A Hawk Lord never forgets . . . or something like that.

You’ve heard the old adage, “An elephant never forgets.”  Well, in working on book three, I’ve stretched that paradigm just a little.  Let me explain.

The opening of the book which is built on the first three chapters or so, are very important to me.  For me it is here where I set the stage for everything that is going to happen in the rest of the story.  Going into this book, I had a very focused idea of what I wanted to accomplish in the opening and so I wrote.

Writing, as I’ve stated in may Facebook posts, does not always come in consistent patterns for me.  Some weeks I’ll get to write several times over the course of as many days and then there are times where I’ll not have an opportunity to write for a week or more either by outside force or by self-procrastination.   This has a tendency to cause writers to forget and lose their way.   This impacts my writing time as it often takes me fifteen or twenty minutes just to get started.  You may find that strange, but consider it time necessary to mentally shift gears.

Anyways, while cruising through chapter four, I got to a point in the story and I immediately noticed that something wasn’t right.  Now, when an author gets to a point in the story that he/she is creating and something is right, you know you have a problem.  So, I did what any sane human being would do, I asked my creative consultant what was missing.  She too acknowledged that something was amiss and we quickly set out to discover what it was.
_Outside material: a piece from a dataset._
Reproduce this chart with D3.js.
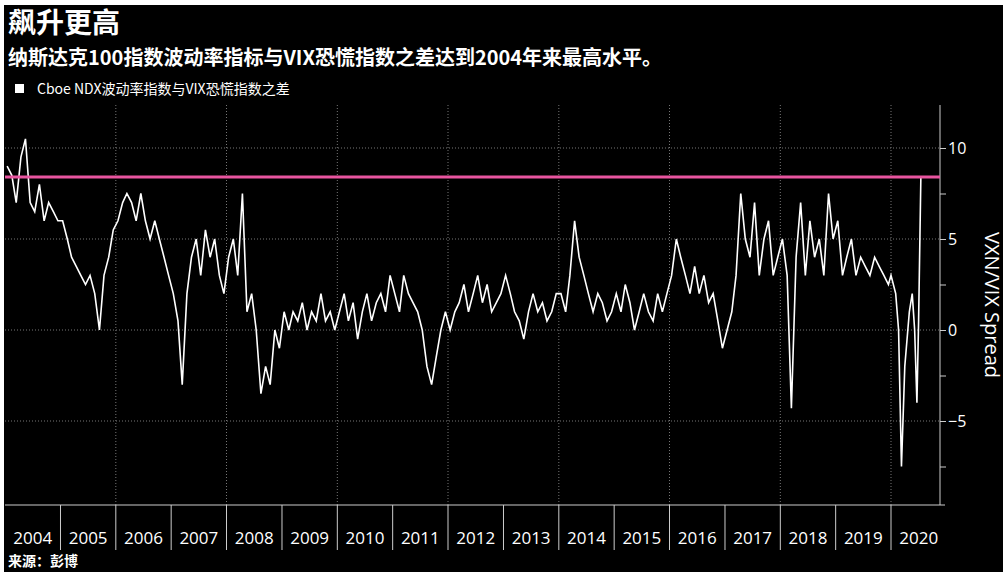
<!DOCTYPE html>
<html><head><meta charset="utf-8">
<script src="https://cdn.jsdelivr.net/npm/d3@7"></script>
<style>body{margin:0;background:#fff}svg{display:block}</style>
</head><body><svg id="c" width="1007" height="576"></svg>
<script>
// monthly readings 2004-2019, then 2020 by date
const yearsMonthly = d3.range(2004, 2020);
const spreadMonthly = [
  9, 8.5, 7, 9.5, 10.5, 7, 6.5, 8, 6, 7, 6.5, 6,
  6, 5, 4, 3.5, 3, 2.5, 3, 2, 0, 3, 4, 5.5,
  6, 7, 7.5, 7, 6, 7.5, 6, 5, 6, 5, 4, 3,
  2, 0.5, -3, 2, 4, 5, 3, 5.5, 4, 5, 3, 2,
  4, 5, 3, 7.5, 1, 2, 0, -3.5, -2, -3, 0, -1,
  1, 0, 1, 0.5, 1.5, 0, 1, 0.5, 2, 0.5, 1, 0,
  1, 2, 0.5, 1.5, -0.5, 1, 2, 0.5, 1.5, 2, 1, 3,
  2, 1, 3, 2, 1.5, 1, 0, -2, -3, -1.5, 0, 1,
  0, 1, 1.5, 2.5, 1, 2, 3, 1.5, 2.5, 1, 1.5, 2,
  3, 2, 1, 0.5, -0.5, 1, 2, 1, 1.5, 0.5, 1, 2,
  2, 1, 3, 6, 4, 3, 2, 1, 2, 1.5, 0.5, 1,
  2, 1, 2.5, 1.5, 0, 1, 2, 1, 0.5, 2, 1, 2,
  3, 5, 4, 3, 2, 3.5, 2, 3, 1.5, 2, 0.5, -1,
  0, 1, 3, 7.5, 5, 4, 7, 3, 5, 6, 3, 4,
  5, 3, -4.3, 4, 7, 3, 6, 4, 5, 3, 7.5, 5,
  6, 3, 4, 5, 3, 4, 3.5, 3, 4, 3.5, 3, 2.5
];
const dates2020 = ["2020-01-01","2020-02-01","2020-02-20","2020-03-10","2020-04-01","2020-05-01","2020-05-20","2020-06-05","2020-06-20","2020-07-01","2020-07-16"];
const spread2020 = [3, 2, 0, -7.5, -2, 1, 2, 0, -4, 0.5, 8.4];
const highLevel = 8.4;
const yTicks = [10, 5, 0, -5];
const yearLabels = d3.range(2004, 2021);

const data = [];
yearsMonthly.forEach((y, i) => {
  for (let m = 0; m < 12; m++) data.push({ d: new Date(y, m, 15), v: spreadMonthly[i * 12 + m] });
});
dates2020.forEach((s, i) => data.push({ d: new Date(s), v: spread2020[i] }));

const svg = d3.select('#c');
svg.append('rect').attr('x', 4).attr('y', 5).attr('width', 999).attr('height', 567).attr('fill', '#000');

const x = d3.scaleTime().domain([new Date(2004, 0, 1), new Date(2020, 0, 1)]).range([5, 891]);
const y = d3.scaleLinear().domain([0, 10]).range([330, 148]);
const L = 5, R = 940, T = 105, B = 505;

// gridlines
svg.append('g').selectAll('line').data(yTicks).join('line')
  .attr('x1', L).attr('x2', R).attr('y1', d => y(d)).attr('y2', d => y(d))
  .attr('stroke', '#777').attr('stroke-dasharray', '1,2');
svg.append('g').selectAll('line').data(d3.range(2006, 2021, 2)).join('line')
  .attr('x1', d => x(new Date(d, 0, 1))).attr('x2', d => x(new Date(d, 0, 1)))
  .attr('y1', T).attr('y2', B).attr('stroke', '#777').attr('stroke-dasharray', '1,2');

// right axis
const ax = svg.append('g').attr('transform', `translate(${R},0)`)
  .call(d3.axisRight(y).tickValues([10, 7.5, 5, 2.5, 0, -2.5, -5, -7.5]).tickSize(6)
    .tickFormat(d => yTicks.includes(d) ? d3.format('d')(d) : ''));
ax.select('.domain').attr('stroke', '#ccc').attr('d', `M0,${T}V${B}`);
ax.selectAll('line').attr('stroke', '#ccc');
ax.selectAll('text').attr('fill', '#fff').attr('font-size', 16).attr('font-family', 'Open Sans, sans-serif').attr('x', 8);
svg.append('text').attr('transform', `translate(985,305) rotate(90)`)
  .attr('text-anchor', 'middle').attr('fill', '#fff').attr('font-size', 20)
  .attr('font-family', 'Open Sans, sans-serif').text('VXN/VIX Spread');

// bottom axis box
svg.append('line').attr('x1', L).attr('x2', 945).attr('y1', B).attr('y2', B).attr('stroke', '#ccc');
svg.append('g').selectAll('line').data(yearLabels.slice(1)).join('line')
  .attr('x1', d => x(new Date(d, 0, 1))).attr('x2', d => x(new Date(d, 0, 1)))
  .attr('y1', B).attr('y2', 550).attr('stroke', '#ccc');
svg.append('g').selectAll('text').data(yearLabels).join('text')
  .attr('x', d => (x(new Date(d, 0, 1)) + x(new Date(d + 1, 0, 1))) / 2).attr('y', 544)
  .attr('text-anchor', 'middle').attr('fill', '#fff').attr('font-size', 17)
  .attr('font-family', 'Open Sans, sans-serif').text(d => d);

// series
svg.append('path').datum(data)
  .attr('d', d3.line().x(d => x(d.d)).y(d => y(d.v)))
  .attr('fill', 'none').attr('stroke', '#fff').attr('stroke-width', 1.6);
svg.append('line').attr('x1', L).attr('x2', R).attr('y1', y(highLevel)).attr('y2', y(highLevel))
  .attr('stroke', '#e8559f').attr('stroke-width', 3);

// titles
const cjk = '"Noto Sans CJK SC", sans-serif';
svg.append('text').attr('x', 8).attr('y', 33).attr('fill', '#fff').attr('font-size', 28)
  .attr('font-weight', 'bold').attr('font-family', cjk).text('飙升更高');
svg.append('text').attr('x', 8).attr('y', 65).attr('fill', '#fff').attr('font-size', 20)
  .attr('font-weight', 'bold').attr('font-family', cjk).text('纳斯达克100指数波动率指标与VIX恐慌指数之差达到2004年来最高水平。');
svg.append('rect').attr('x', 15).attr('y', 84).attr('width', 9).attr('height', 9).attr('fill', '#fff');
svg.append('text').attr('x', 37).attr('y', 94).attr('fill', '#fff').attr('font-size', 14)
  .attr('font-family', cjk).text('Cboe NDX波动率指数与VIX恐慌指数之差');
svg.append('text').attr('x', 8).attr('y', 566).attr('fill', '#fff').attr('font-size', 14)
  .attr('font-weight', 'bold').attr('font-family', cjk).text('来源：彭博');
</script></body></html>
Allow me to deviate from that thought for a moment.  Keep in mind in book two I tried to re-introduce to a limited degree each of the main characters just in case someone happened to pick up book two before picking up book one.  It’s good practice so that they will have some since of who’s who throughout the book.  They certainly won’t know all there is to know about them, but they will at least be able to identify the main characters.  I executed the same strategy in book three and was mostly successful.  I say “mostly” because I realized that what was missing wasn’t a what, but a who.  Raskin, our faithful, life-bound hawk lord had been completely left out of the manuscript up to this point.

I was ill.  I couldn’t believe I had left out this character.  Keep in mind, I listen to all of the feed back I receive from my readers and by in large, Rift is everyone’s favorite character.  I get that, but Raskin has a special place in my heart.  Unlike most of the other characters, Raskin up till now has an innocence that everyone else, even Taya as you’ll see early in book three, doesn’t always project.

This required me to go back over the previous chapters and find out where I had went wrong.  By that I mean, where does Raskin naturally fit into things.  I have to introduce him, because he’s needed in this story.  Fortunately, it didn’t take long to figure out where to introduce him.  In fact, in doing so, I was able to put in some much desired foreshadowing of things to come.

It goes without saying, now that I’m done with chapter four and onto chapter five and just over a quarter of the way done with book three, I now feel like everyone’s on the road they need to be.  Let’s just hope I have them on the right road going in the right direction.